■ STATED PROBLEM: Note each line where "this" appears, and copy it.

---------------

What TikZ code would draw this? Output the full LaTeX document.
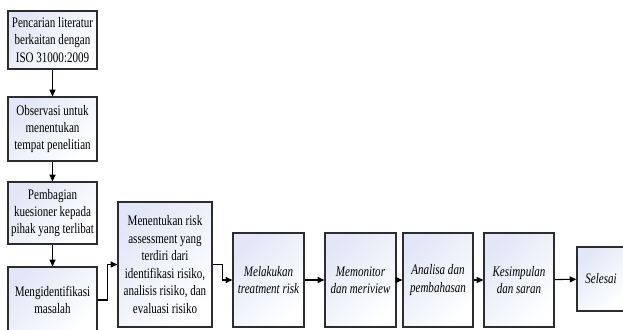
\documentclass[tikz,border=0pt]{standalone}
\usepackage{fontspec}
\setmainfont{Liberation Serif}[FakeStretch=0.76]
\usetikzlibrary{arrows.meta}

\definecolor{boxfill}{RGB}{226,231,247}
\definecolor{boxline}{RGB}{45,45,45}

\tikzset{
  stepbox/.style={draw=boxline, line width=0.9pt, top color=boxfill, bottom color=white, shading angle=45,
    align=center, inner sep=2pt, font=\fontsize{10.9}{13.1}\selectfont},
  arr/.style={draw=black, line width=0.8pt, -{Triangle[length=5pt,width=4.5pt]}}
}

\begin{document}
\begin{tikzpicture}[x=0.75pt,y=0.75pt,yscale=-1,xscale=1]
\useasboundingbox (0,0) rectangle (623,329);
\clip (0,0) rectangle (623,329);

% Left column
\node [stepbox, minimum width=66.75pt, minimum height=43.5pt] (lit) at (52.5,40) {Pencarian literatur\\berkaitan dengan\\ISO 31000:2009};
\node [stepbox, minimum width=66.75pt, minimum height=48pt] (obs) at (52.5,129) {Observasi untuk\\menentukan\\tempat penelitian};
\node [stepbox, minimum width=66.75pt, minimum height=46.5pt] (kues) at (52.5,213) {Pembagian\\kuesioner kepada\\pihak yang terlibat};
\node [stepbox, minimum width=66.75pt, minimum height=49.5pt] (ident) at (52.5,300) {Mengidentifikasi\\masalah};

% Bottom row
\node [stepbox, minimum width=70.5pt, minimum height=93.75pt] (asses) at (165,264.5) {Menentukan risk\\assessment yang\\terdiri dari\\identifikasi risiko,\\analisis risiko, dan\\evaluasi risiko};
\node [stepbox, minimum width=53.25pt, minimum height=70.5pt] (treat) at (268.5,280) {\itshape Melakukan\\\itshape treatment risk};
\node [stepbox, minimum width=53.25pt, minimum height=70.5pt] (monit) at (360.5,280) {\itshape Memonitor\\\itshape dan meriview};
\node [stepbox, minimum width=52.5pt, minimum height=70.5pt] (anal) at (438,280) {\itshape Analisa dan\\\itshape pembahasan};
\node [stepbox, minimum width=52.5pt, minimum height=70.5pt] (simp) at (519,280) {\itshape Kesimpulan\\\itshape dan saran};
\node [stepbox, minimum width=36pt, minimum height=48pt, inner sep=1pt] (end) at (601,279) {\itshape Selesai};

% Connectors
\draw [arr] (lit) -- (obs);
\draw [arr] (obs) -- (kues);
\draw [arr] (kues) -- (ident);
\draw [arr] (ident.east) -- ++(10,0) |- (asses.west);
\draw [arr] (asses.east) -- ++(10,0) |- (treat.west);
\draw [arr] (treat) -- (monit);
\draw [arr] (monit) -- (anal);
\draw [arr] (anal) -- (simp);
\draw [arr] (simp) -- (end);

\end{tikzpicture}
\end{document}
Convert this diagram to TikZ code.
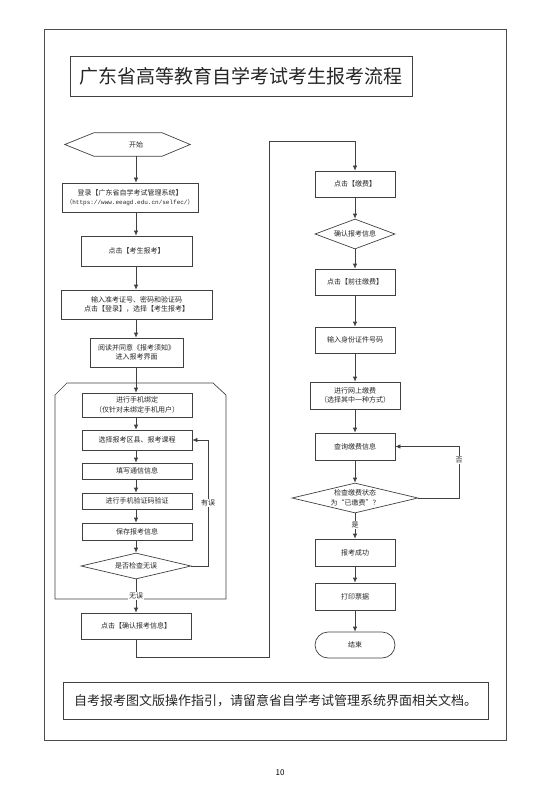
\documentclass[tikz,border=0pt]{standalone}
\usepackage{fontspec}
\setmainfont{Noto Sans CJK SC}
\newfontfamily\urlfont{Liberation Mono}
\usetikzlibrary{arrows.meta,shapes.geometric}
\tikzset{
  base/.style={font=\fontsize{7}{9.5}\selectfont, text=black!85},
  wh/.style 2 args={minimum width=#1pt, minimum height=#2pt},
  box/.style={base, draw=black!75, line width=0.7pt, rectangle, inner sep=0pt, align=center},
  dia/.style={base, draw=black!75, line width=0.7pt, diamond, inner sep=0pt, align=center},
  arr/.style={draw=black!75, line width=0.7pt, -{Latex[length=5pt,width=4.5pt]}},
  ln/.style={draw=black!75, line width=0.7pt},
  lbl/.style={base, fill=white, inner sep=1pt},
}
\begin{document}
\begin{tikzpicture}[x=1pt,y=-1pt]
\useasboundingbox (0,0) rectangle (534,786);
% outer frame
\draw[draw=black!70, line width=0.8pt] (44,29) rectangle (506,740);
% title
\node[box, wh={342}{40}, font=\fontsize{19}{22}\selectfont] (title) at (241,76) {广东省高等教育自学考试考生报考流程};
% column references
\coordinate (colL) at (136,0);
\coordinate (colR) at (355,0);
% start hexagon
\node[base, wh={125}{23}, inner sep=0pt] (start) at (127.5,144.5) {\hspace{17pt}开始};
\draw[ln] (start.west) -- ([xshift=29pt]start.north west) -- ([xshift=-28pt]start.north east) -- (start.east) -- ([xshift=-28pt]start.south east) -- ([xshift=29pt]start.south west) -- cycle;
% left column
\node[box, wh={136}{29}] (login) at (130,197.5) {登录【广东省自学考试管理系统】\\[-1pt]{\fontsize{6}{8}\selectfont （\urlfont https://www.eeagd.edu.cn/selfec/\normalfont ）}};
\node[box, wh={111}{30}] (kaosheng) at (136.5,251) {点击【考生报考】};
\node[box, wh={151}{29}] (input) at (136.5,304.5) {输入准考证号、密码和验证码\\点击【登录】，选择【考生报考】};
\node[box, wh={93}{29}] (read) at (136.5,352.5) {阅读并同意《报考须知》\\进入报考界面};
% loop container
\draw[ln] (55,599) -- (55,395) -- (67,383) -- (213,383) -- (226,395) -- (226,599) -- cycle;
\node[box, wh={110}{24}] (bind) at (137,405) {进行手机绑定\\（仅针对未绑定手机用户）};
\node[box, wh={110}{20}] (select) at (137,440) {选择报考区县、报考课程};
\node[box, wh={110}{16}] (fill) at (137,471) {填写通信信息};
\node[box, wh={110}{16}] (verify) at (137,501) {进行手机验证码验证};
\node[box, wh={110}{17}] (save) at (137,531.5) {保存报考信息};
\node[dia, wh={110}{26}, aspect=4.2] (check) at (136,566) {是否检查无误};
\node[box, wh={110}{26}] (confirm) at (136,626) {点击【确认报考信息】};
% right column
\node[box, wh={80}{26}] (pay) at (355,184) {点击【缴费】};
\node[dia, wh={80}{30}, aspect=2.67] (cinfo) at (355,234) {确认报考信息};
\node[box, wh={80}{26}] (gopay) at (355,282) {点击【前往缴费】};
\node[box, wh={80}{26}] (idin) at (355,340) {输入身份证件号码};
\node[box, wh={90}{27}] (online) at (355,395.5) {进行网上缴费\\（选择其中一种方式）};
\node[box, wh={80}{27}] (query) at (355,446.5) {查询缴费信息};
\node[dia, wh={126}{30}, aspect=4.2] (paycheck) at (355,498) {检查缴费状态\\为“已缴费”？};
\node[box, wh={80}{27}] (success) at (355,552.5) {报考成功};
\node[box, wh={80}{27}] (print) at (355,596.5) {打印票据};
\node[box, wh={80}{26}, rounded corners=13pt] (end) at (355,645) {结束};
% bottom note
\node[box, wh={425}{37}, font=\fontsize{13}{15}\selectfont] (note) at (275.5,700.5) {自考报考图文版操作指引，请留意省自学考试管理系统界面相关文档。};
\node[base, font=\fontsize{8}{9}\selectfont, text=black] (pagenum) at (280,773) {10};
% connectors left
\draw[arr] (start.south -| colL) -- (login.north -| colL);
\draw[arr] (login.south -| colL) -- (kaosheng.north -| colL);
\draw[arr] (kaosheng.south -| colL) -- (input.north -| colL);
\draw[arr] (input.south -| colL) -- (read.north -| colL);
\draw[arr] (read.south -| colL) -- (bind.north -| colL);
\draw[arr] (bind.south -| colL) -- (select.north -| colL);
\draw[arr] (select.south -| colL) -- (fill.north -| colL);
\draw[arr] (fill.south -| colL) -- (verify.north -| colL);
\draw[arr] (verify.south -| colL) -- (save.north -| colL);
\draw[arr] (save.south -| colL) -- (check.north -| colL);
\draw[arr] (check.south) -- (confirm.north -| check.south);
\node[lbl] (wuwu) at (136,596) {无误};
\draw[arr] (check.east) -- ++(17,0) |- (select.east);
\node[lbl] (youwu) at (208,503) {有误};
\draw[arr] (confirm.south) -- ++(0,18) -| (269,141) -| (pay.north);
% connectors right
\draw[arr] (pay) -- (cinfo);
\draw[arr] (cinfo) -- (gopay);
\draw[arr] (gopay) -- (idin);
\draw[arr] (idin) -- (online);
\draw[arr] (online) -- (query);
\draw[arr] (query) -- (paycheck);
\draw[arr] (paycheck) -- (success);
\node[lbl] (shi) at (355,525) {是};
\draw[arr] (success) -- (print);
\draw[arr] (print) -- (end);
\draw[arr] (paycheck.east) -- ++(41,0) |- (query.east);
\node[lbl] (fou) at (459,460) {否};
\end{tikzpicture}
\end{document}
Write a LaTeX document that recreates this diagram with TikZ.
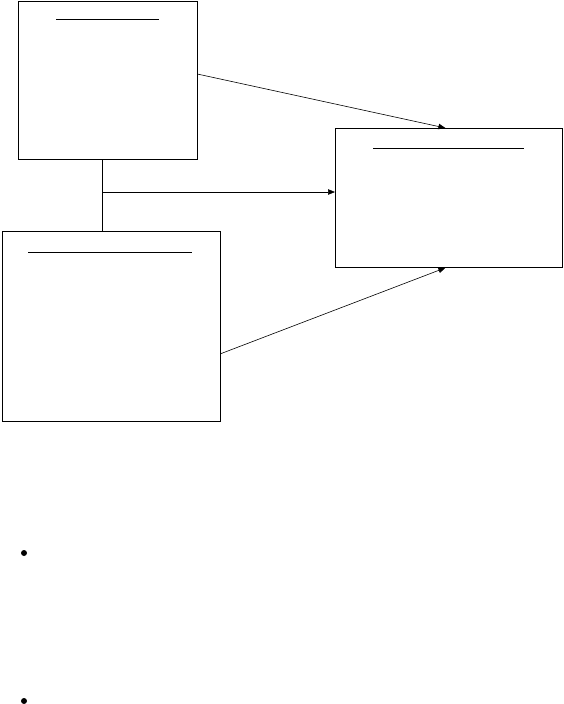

---------------

■ CORRECT ANSWER:
What TikZ code would draw this? Output the full LaTeX document.
Convert this diagram to TikZ code.
Write a LaTeX document that recreates this diagram with TikZ.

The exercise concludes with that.